• [Task instructions] Pick out and copy every line below that has the word "this".

=-=-=

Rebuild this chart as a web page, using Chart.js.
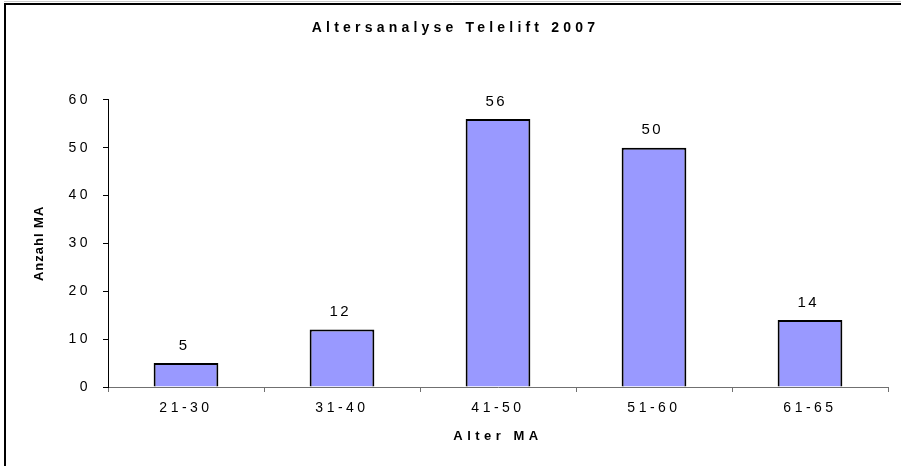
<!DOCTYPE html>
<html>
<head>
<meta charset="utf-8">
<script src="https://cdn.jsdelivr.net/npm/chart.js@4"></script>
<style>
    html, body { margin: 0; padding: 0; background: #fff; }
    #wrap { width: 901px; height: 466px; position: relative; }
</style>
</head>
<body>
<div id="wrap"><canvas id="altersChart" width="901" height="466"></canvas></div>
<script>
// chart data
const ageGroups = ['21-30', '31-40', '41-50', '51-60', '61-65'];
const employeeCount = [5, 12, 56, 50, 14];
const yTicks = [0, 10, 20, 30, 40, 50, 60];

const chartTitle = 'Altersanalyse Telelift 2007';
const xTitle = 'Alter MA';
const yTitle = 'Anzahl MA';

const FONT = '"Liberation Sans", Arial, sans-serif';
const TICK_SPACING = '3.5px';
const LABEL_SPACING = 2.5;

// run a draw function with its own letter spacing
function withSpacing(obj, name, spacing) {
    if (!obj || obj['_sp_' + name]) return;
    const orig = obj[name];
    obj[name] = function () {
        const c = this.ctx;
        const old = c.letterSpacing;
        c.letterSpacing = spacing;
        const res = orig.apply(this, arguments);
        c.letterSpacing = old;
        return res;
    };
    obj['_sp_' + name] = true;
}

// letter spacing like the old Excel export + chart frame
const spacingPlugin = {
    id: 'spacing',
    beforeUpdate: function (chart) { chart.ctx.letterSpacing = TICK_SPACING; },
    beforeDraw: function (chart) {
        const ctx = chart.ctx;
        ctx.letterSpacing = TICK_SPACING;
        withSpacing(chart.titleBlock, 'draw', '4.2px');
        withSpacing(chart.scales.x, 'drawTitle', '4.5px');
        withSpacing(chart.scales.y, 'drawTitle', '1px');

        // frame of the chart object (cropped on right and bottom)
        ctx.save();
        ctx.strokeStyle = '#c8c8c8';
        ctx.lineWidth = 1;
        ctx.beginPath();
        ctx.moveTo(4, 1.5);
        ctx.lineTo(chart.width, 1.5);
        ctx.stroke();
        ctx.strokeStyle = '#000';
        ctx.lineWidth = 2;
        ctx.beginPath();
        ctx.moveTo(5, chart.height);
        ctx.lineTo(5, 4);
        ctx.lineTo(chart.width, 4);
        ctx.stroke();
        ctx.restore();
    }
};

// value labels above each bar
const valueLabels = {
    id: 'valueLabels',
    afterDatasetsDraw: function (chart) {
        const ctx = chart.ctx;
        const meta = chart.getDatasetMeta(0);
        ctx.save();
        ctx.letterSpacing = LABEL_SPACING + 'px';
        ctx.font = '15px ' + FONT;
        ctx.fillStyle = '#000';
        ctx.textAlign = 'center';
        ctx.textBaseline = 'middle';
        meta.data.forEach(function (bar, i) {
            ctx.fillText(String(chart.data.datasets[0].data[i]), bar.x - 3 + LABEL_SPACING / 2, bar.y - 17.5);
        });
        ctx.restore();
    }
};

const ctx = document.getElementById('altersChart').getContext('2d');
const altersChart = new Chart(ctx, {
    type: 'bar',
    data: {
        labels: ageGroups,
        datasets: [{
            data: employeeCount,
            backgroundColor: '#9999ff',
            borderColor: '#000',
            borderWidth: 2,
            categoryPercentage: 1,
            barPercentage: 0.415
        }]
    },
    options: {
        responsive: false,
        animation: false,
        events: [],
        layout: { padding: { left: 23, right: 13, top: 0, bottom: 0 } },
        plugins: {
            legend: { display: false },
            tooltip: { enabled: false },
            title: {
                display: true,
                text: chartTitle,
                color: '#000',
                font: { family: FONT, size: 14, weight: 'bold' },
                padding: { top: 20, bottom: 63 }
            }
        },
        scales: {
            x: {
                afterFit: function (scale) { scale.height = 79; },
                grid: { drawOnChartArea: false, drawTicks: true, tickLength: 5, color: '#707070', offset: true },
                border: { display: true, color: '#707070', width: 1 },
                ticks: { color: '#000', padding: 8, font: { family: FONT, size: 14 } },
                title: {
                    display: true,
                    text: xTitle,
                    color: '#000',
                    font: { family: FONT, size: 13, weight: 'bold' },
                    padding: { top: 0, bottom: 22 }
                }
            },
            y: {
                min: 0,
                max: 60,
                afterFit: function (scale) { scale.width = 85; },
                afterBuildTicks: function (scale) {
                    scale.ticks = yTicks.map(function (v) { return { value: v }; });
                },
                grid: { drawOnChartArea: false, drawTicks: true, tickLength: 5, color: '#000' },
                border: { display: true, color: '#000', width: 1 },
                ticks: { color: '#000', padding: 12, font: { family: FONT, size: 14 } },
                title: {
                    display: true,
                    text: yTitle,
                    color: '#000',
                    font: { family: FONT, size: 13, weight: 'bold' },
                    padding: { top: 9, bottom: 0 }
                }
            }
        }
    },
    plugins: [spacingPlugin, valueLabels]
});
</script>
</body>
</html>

=-=-=

• [Exercise output]
Rebuild this chart as a web page, using Chart.js.
        const c = this.ctx;
        const res = orig.apply(this, arguments);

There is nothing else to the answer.